> **The task**:
Repeat every line of the listing below exactly, minus the pictures.

> **Supplied data**:
--

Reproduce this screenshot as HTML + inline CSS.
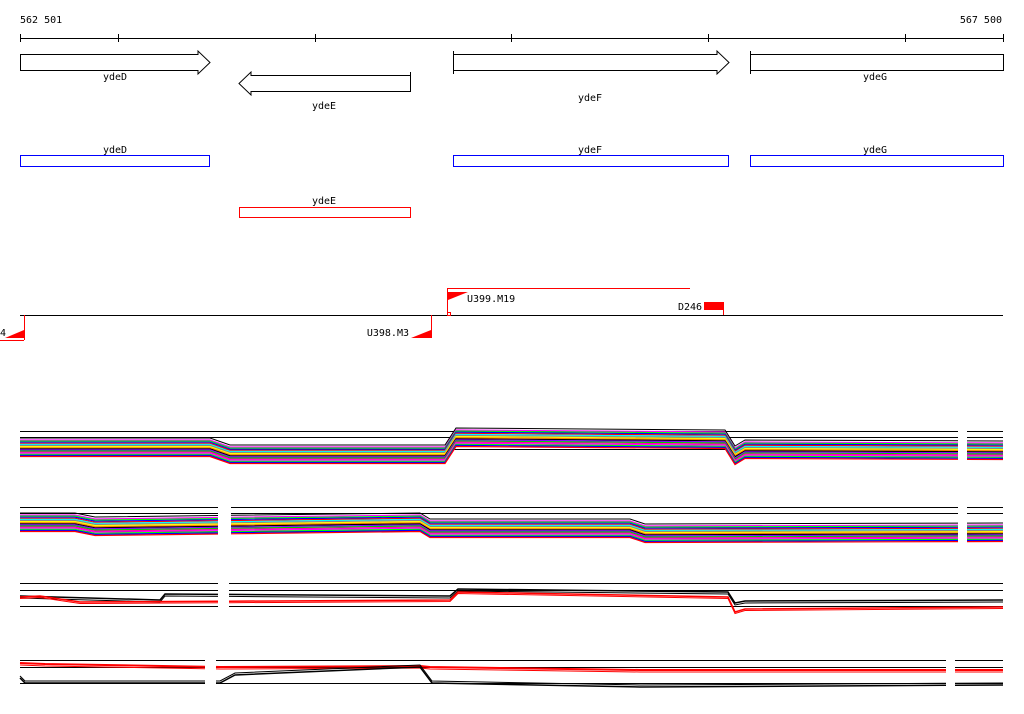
<!DOCTYPE html>
<html><head><meta charset="utf-8"><style>
body{margin:0;background:#fff}
svg{display:block;font-family:"DejaVu Sans Mono","Liberation Mono",monospace;font-size:10px}
</style></head><body>
<svg id="c" width="1024" height="714" viewBox="0 0 1024 714">
<g>
<line x1="20" y1="38.5" x2="1003" y2="38.5" stroke="#000"/>
<text x="20" y="23">562 501</text>
<text x="1002" y="23" text-anchor="end">567 500</text>
<g id="ticks" stroke="#000"></g>
</g>
<g fill="#fff" stroke="#000">
<polygon points="20.5,54.5 198,54.5 198,51 210,62.5 198,74 198,70.5 20.5,70.5"/>
<polygon points="410.5,75.5 251,75.5 251,72 239,83.5 251,95 251,91.5 410.5,91.5"/>
<line x1="410.5" y1="72" x2="410.5" y2="92"/>
<polygon points="453.5,54.5 717,54.5 717,51 729,62.5 717,74 717,70.5 453.5,70.5"/>
<line x1="453.5" y1="51" x2="453.5" y2="74"/>
<rect x="750.5" y="54.5" width="253" height="16"/>
<line x1="750.5" y1="51" x2="750.5" y2="74"/>
</g>
<g fill="#000">
<text x="115" y="80" text-anchor="middle">ydeD</text>
<text x="324" y="109" text-anchor="middle">ydeE</text>
<text x="590" y="101" text-anchor="middle">ydeF</text>
<text x="875" y="80" text-anchor="middle">ydeG</text>
</g>
<g fill="none">
<rect x="20.5" y="155.5" width="189" height="11" stroke="#00f"/>
<rect x="453.5" y="155.5" width="275" height="11" stroke="#00f"/>
<rect x="750.5" y="155.5" width="253" height="11" stroke="#00f"/>
<rect x="239.5" y="207.5" width="171" height="10" stroke="#f00"/>
<g fill="#000">
<text x="115" y="153" text-anchor="middle">ydeD</text>
<text x="590" y="153" text-anchor="middle">ydeF</text>
<text x="875" y="153" text-anchor="middle">ydeG</text>
<text x="324" y="204" text-anchor="middle">ydeE</text>
</g>
</g>
<g>
<line x1="20" y1="315.5" x2="1003" y2="315.5" stroke="#000"/>
<g stroke="#f00" fill="none">
<line x1="24.5" y1="315" x2="24.5" y2="340"/>
<line x1="0" y1="340.5" x2="24" y2="340.5"/>
<line x1="431.5" y1="315" x2="431.5" y2="338"/>
<line x1="447.5" y1="288" x2="447.5" y2="312"/>
<line x1="447" y1="288.5" x2="690" y2="288.5"/>
<rect x="447.5" y="312.5" width="3" height="3"/>
<line x1="723.5" y1="302" x2="723.5" y2="315"/>
</g>
<g fill="#f00">
<polygon points="5,338 24,330 24,338"/>
<polygon points="411,338 431,330 431,338"/>
<polygon points="448,292 468,292 448,300"/>
<rect x="704" y="302" width="19" height="8"/>
</g>
<g fill="#000">
<text x="0" y="336">4</text>
<text x="409" y="336" text-anchor="end">U398.M3</text>
<text x="467" y="302">U399.M19</text>
<text x="678" y="310">D246</text>
</g>
</g>
<g id="tracks"></g>
</svg>
<script>
const NS='http://www.w3.org/2000/svg';
const tickPos=[20,118,315,511,708,905,1003];
const tk=document.getElementById('ticks');
tickPos.forEach(x=>{const l=document.createElementNS(NS,'line');


l.setAttribute('x1',x+0.5);l.setAttribute('x2',x+0.5);l.setAttribute('y1',34);l.setAttribute('y2',42);tk.appendChild(l);});

// profile breakpoints (x) and values (y px offsets) per track
const t1X=[20,210,230,445,456,725,735,745,1003];
const t1Y=[440,440,447,447,430,432,448,442,443];
const t2X=[20,75,95,420,430,630,645,1003];
const t2Y=[515,515,519,515,521,521,526,525];
const t3aX=[20,160,165,450,458,728,735,745,1003];
const t3aY=[596,600,594,596,589,592,603,601,600];
const t3bX=[20,40,80,450,458,728,735,745,1003];
const t3bY=[597,596,602,600,592,597,612,609,607];
const t4aX=[20,45,220,420,430,640,1003];
const t4aY=[663,664,667,666,667,670,670];
const t4bX=[20,25,220,235,420,432,640,1003];
const t4bY=[678,683,683,675,667,683,687,685];
const palette=['#f0f','#0f0','#00f','#f00','#0ff','#888','#ff0','#f80','#000','#80f','#0c0','#f0a'];

const G=document.getElementById('tracks');
function interp(xs,ys,x){for(let i=0;i<xs.length-1;i++){if(x<=xs[i+1]){const t=(x-xs[i])/(xs[i+1]-xs[i]||1);return ys[i]+t*(ys[i+1]-ys[i]);}}return ys[ys.length-1];}
function clipSegs(segs,xs,ys,dy,col,w,g){
  segs.forEach(([a,b])=>{const pts=[];const cand=[a,...xs.filter(x=>x>a&&x<b),b];
    cand.forEach(x=>pts.push(x+','+(interp(xs,ys,x)+dy).toFixed(1)));
    const p=document.createElementNS(NS,'polyline');
    
    
    p.setAttribute('points',pts.join(' '));p.setAttribute('fill','none');p.setAttribute('stroke',col);p.setAttribute('stroke-width',w);g.appendChild(p);});
}
function grid(segs,ys,g){ys.forEach(y=>segs.forEach(([a,b])=>{const l=document.createElementNS(NS,'line');
  
  
  l.setAttribute('x1',a);l.setAttribute('x2',b);l.setAttribute('y1',y+.5);l.setAttribute('y2',y+.5);l.setAttribute('stroke','#000');g.appendChild(l);}));}
function track(name,segs,gy,xs,ys,n){const g=document.createElementNS(NS,'g');
  
  
  G.appendChild(g);grid(segs,gy,g);
  for(let k=0;k<n;k++)clipSegs(segs,xs,ys,k*1.1,palette[k%palette.length],1.2,g);
  clipSegs(segs,xs,ys,-2,'#000',1,g);}
track('track-1',[[20,958],[967,1003]],[431,437,449],t1X,t1Y,16);
track('track-2',[[20,218],[231,958],[967,1003]],[507,513,531],t2X,t2Y,16);
const g3=document.createElementNS(NS,'g');


G.appendChild(g3);
const s3=[[20,218],[229,1003]];
grid(s3,[583,590,606],g3);
clipSegs(s3,t3aX,t3aY,0,'#000',1.5,g3);clipSegs(s3,t3aX,t3aY,2,'#000',1,g3);
clipSegs(s3,t3bX,t3bY,0,'#f00',1.5,g3);clipSegs(s3,t3bX,t3bY,1.5,'#f00',1,g3);
const g4=document.createElementNS(NS,'g');


G.appendChild(g4);
const s4=[[20,205],[216,946],[955,1003]];
grid(s4,[660,667,683],g4);
clipSegs(s4,t4aX,t4aY,0,'#f00',2,g4);clipSegs(s4,t4aX,t4aY,2,'#f00',1,g4);
clipSegs(s4,t4bX,t4bY,0,'#000',1.5,g4);clipSegs(s4,t4bX,t4bY,-2,'#000',1,g4);
</script>
</body></html>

--

> **Task response**:
Reproduce this screenshot as HTML + inline CSS.
<!DOCTYPE html>
<html><head><meta charset="utf-8"><style>
body{margin:0;background:#fff}
svg{display:block;font-family:"DejaVu Sans Mono","Liberation Mono",monospace;font-size:10px}
</style></head><body>
<svg id="c" width="1024" height="714" viewBox="0 0 1024 714">
<g>
<line x1="20" y1="38.5" x2="1003" y2="38.5" stroke="#000"/>
<text x="20" y="23">562 501</text>
<text x="1002" y="23" text-anchor="end">567 500</text>
<g id="ticks" stroke="#000"></g>
</g>
<g fill="#fff" stroke="#000">
<polygon points="20.5,54.5 198,54.5 198,51 210,62.5 198,74 198,70.5 20.5,70.5"/>
<polygon points="410.5,75.5 251,75.5 251,72 239,83.5 251,95 251,91.5 410.5,91.5"/>
<line x1="410.5" y1="72" x2="410.5" y2="92"/>
<polygon points="453.5,54.5 717,54.5 717,51 729,62.5 717,74 717,70.5 453.5,70.5"/>
<line x1="453.5" y1="51" x2="453.5" y2="74"/>
<rect x="750.5" y="54.5" width="253" height="16"/>
<line x1="750.5" y1="51" x2="750.5" y2="74"/>
</g>
<g fill="#000">
<text x="115" y="80" text-anchor="middle">ydeD</text>
<text x="324" y="109" text-anchor="middle">ydeE</text>
<text x="590" y="101" text-anchor="middle">ydeF</text>
<text x="875" y="80" text-anchor="middle">ydeG</text>
</g>
<g fill="none">
<rect x="20.5" y="155.5" width="189" height="11" stroke="#00f"/>
<rect x="453.5" y="155.5" width="275" height="11" stroke="#00f"/>
<rect x="750.5" y="155.5" width="253" height="11" stroke="#00f"/>
<rect x="239.5" y="207.5" width="171" height="10" stroke="#f00"/>
<g fill="#000">
<text x="115" y="153" text-anchor="middle">ydeD</text>
<text x="590" y="153" text-anchor="middle">ydeF</text>
<text x="875" y="153" text-anchor="middle">ydeG</text>
<text x="324" y="204" text-anchor="middle">ydeE</text>
</g>
</g>
<g>
<line x1="20" y1="315.5" x2="1003" y2="315.5" stroke="#000"/>
<g stroke="#f00" fill="none">
<line x1="24.5" y1="315" x2="24.5" y2="340"/>
<line x1="0" y1="340.5" x2="24" y2="340.5"/>
<line x1="431.5" y1="315" x2="431.5" y2="338"/>
<line x1="447.5" y1="288" x2="447.5" y2="312"/>
<line x1="447" y1="288.5" x2="690" y2="288.5"/>
<rect x="447.5" y="312.5" width="3" height="3"/>
<line x1="723.5" y1="302" x2="723.5" y2="315"/>
</g>
<g fill="#f00">
<polygon points="5,338 24,330 24,338"/>
<polygon points="411,338 431,330 431,338"/>
<polygon points="448,292 468,292 448,300"/>
<rect x="704" y="302" width="19" height="8"/>
</g>
<g fill="#000">
<text x="0" y="336">4</text>
<text x="409" y="336" text-anchor="end">U398.M3</text>
<text x="467" y="302">U399.M19</text>
<text x="678" y="310">D246</text>
</g>
</g>
<g id="tracks"></g>
</svg>
<script>
const NS='http://www.w3.org/2000/svg';
const tickPos=[20,118,315,511,708,905,1003];
const tk=document.getElementById('ticks');
tickPos.forEach(x=>{const l=document.createElementNS(NS,'line');


l.setAttribute('x1',x+0.5);l.setAttribute('x2',x+0.5);l.setAttribute('y1',34);l.setAttribute('y2',42);tk.appendChild(l);});

// profile breakpoints (x) and values (y px offsets) per track
const t1X=[20,210,230,445,456,725,735,745,1003];
const t1Y=[440,440,447,447,430,432,448,442,443];
const t2X=[20,75,95,420,430,630,645,1003];
const t2Y=[515,515,519,515,521,521,526,525];
const t3aX=[20,160,165,450,458,728,735,745,1003];
const t3aY=[596,600,594,596,589,592,603,601,600];
const t3bX=[20,40,80,450,458,728,735,745,1003];
const t3bY=[597,596,602,600,592,597,612,609,607];
const t4aX=[20,45,220,420,430,640,1003];
const t4aY=[663,664,667,666,667,670,670];
const t4bX=[20,25,220,235,420,432,640,1003];
const t4bY=[678,683,683,675,667,683,687,685];
const palette=['#f0f','#0f0','#00f','#f00','#0ff','#888','#ff0','#f80','#000','#80f','#0c0','#f0a'];

const G=document.getElementById('tracks');
function interp(xs,ys,x){for(let i=0;i<xs.length-1;i++){if(x<=xs[i+1]){const t=(x-xs[i])/(xs[i+1]-xs[i]||1);return ys[i]+t*(ys[i+1]-ys[i]);}}return ys[ys.length-1];}
function clipSegs(segs,xs,ys,dy,col,w,g){
  segs.forEach(([a,b])=>{const pts=[];const cand=[a,...xs.filter(x=>x>a&&x<b),b];
    cand.forEach(x=>pts.push(x+','+(interp(xs,ys,x)+dy).toFixed(1)));
    const p=document.createElementNS(NS,'polyline');
    
    
    p.setAttribute('points',pts.join(' '));p.setAttribute('fill','none');p.setAttribute('stroke',col);p.setAttribute('stroke-width',w);g.appendChild(p);});
}
function grid(segs,ys,g){ys.forEach(y=>segs.forEach(([a,b])=>{const l=document.createElementNS(NS,'line');
  
  
  l.setAttribute('x1',a);l.setAttribute('x2',b);l.setAttribute('y1',y+.5);l.setAttribute('y2',y+.5);l.setAttribute('stroke','#000');g.appendChild(l);}));}
function track(name,segs,gy,xs,ys,n){const g=document.createElementNS(NS,'g');
  
  
  G.appendChild(g);grid(segs,gy,g);
  for(let k=0;k<n;k++)clipSegs(segs,xs,ys,k*1.1,palette[k%palette.length],1.2,g);
  clipSegs(segs,xs,ys,-2,'#000',1,g);}
track('track-1',[[20,958],[967,1003]],[431,437,449],t1X,t1Y,16);
track('track-2',[[20,218],[231,958],[967,1003]],[507,513,531],t2X,t2Y,16);
const g3=document.createElementNS(NS,'g');


G.appendChild(g3);
const s3=[[20,218],[229,1003]];
grid(s3,[583,590,606],g3);
clipSegs(s3,t3aX,t3aY,0,'#000',1.5,g3);clipSegs(s3,t3aX,t3aY,2,'#000',1,g3);
clipSegs(s3,t3bX,t3bY,0,'#f00',1.5,g3);clipSegs(s3,t3bX,t3bY,1.5,'#f00',1,g3);
const g4=document.createElementNS(NS,'g');


G.appendChild(g4);
const s4=[[20,205],[216,946],[955,1003]];
grid(s4,[660,667,683],g4);
clipSegs(s4,t4aX,t4aY,0,'#f00',2,g4);clipSegs(s4,t4aX,t4aY,2,'#f00',1,g4);
clipSegs(s4,t4bX,t4bY,0,'#000',1.5,g4);clipSegs(s4,t4bX,t4bY,-2,'#000',1,g4);
</script>
</body></html>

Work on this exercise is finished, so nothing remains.